[Intel-gfx] [PATCH] drm/i915/execlists: Reclaim hanging virtual request

Tue Jan 21 11:44:10 UTC 2020

Quoting Chris Wilson (2020-01-21 11:33:36)
> Quoting Tvrtko Ursulin (2020-01-21 11:20:36)
> > 
> > On 21/01/2020 10:09, Chris Wilson wrote:
> > > If we encounter a hang on a virtual engine, as we process the hang the
> > > request may already have been moved back to the virtual engine (we are
> > > processing the hang on the physical engine). We need to reclaim the
> > > request from the virtual engine so that the locking is consistent and
> > > local to the real engine on which we will hold the request for error
> > > state capturing.
> > > 
> > > Fixes: 748317386afb ("drm/i915/execlists: Offline error capture")
> > > Testcase: igt/gem_exec_balancer/hang
> > > Signed-off-by: Chris Wilson <chris at chris-wilson.co.uk>
> > > Cc: Mika Kuoppala <mika.kuoppala at linux.intel.com>
> > > Cc: Tvrtko Ursulin <tvrtko.ursulin at intel.com>
> > > ---
> > >   drivers/gpu/drm/i915/gt/intel_lrc.c | 20 ++++++++++++++++++++
> > >   1 file changed, 20 insertions(+)
> > > 
> > > diff --git a/drivers/gpu/drm/i915/gt/intel_lrc.c b/drivers/gpu/drm/i915/gt/intel_lrc.c
> > > index 3a30767ff0c4..a0acf1898c1e 100644
> > > --- a/drivers/gpu/drm/i915/gt/intel_lrc.c
> > > +++ b/drivers/gpu/drm/i915/gt/intel_lrc.c
> > > @@ -2582,6 +2582,26 @@ static void execlists_capture(struct intel_engine_cs *engine)
> > >       cap->rq = active_request(cap->rq->context->timeline, cap->rq);
> > >       GEM_BUG_ON(!cap->rq);
> > >   
> > > +     if (cap->rq->engine != engine) { /* preempted virtual engine */
> > > +             struct virtual_engine *ve = to_virtual_engine(cap->rq->engine);
> > > +             unsigned long flags;
> > > +
> > > +             /*
> > > +              * An unsubmitted request along a virtual engine will
> > > +              * remain on the active (this) engine until we are able
> > > +              * to process the context switch away (and so mark the
> > > +              * context as no longer in flight). That cannot have happened
> > > +              * yet, otherwise we would not be hanging!
> > > +              */
> > > +             spin_lock_irqsave(&ve->base.active.lock, flags);
> > > +             GEM_BUG_ON(intel_context_inflight(cap->rq->context) != engine);
> > > +             GEM_BUG_ON(ve->request != cap->rq);
> > > +             ve->request = NULL;
> > > +             spin_unlock_irqrestore(&ve->base.active.lock, flags);
> > > +
> > > +             cap->rq->engine = engine;
> > > +     }
> > 
> > Conceptually this I think belongs in execlists_hold, not capture. Since 
> > hold has the responsibility to hold correctly.
> 
> Yeah, I didn't put it into execlists_hold() as thought that would be
> clearer without it, and that this was more a side-effect of
> process_csb() vs __unwind_incomplete_requests(), and didn't want to mix
> up with the question of engine->active.lock
> 
> Agreed that execlists_capture() does not describe it well, so probably
> shouldn't be called directly from here.
> 
> > Then also, this is all about a race with __unwind_incomplete_requests, 
> > yes? If so would need to be done under the engine->active.lock or this 
> > can still happen between now and execlists_hold.
> 
> The serialisation here is on process_csb(), since we have prevented the
> tasklet being called and own the reset on the engine, we know that
> execlists_schedule_out() can't be called on this engine, and so we own
> the virtual request. It's not protected by the engine->active.lock.
> 
> So happy with moving it to before the lock in execlists_hold()?

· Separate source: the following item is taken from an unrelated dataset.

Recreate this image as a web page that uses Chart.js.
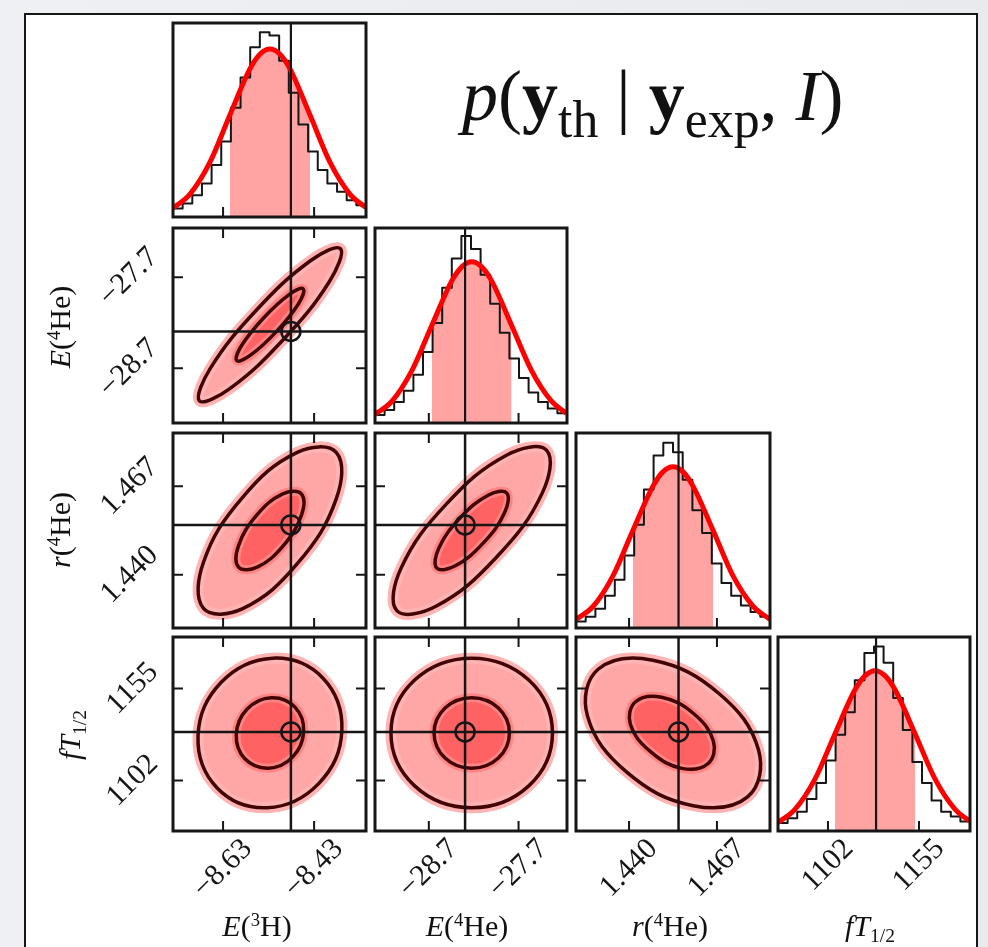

Bleugh. Put it in execlists_hold() suggests adding something like

static void execlists_hold(struct intel_engine_cs *engine,
                           struct i915_request *rq)
{
        if (cap->rq->engine != engine) { /* preempted virtual engine */
                struct virtual_engine *ve = to_virtual_engine(cap->rq->engine);
                unsigned long flags;

		/* foo */
                GEM_BUG_ON(!test_bit(I915_RESET_ENGINE + engine->id,
                                     &engine->gt->reset.flags);

                /*
                 * An unsubmitted request along a virtual engine will
                 * remain on the active (this) engine until we are able
                 * to process the context switch away (and so mark the
                 * context as no longer in flight). That cannot have happened
                 * yet, otherwise we would not be hanging!
                 */
                spin_lock_irqsave(&ve->base.active.lock, flags);
                GEM_BUG_ON(intel_context_inflight(cap->rq->context) != engine);
                GEM_BUG_ON(ve->request != cap->rq);
                ve->request = NULL;
                spin_unlock_irqrestore(&ve->base.active.lock, flags);

                cap->rq->engine = engine;
        }

        spin_lock_irq(&engine->active.lock);

        /*
         * Transfer this request onto the hold queue to prevent it
         * being resumbitted to HW (and potentially completed) before we have
         * released it. Since we may have already submitted following
         * requests, we need to remove those as well.
         */
        GEM_BUG_ON(i915_request_on_hold(rq));
        GEM_BUG_ON(rq->engine != engine);
        __execlists_hold(rq);

        spin_unlock_irq(&engine->active.lock);
}

Writing down the serialisation rules does suggest that execlists_hold()
is not as generic as before. (On the other hand, doing so will help with
writing the selftest for this bug, and engine->suspend() is a completely
different kettle of fish that plays games with engine->active.hold
directly.)
-Chris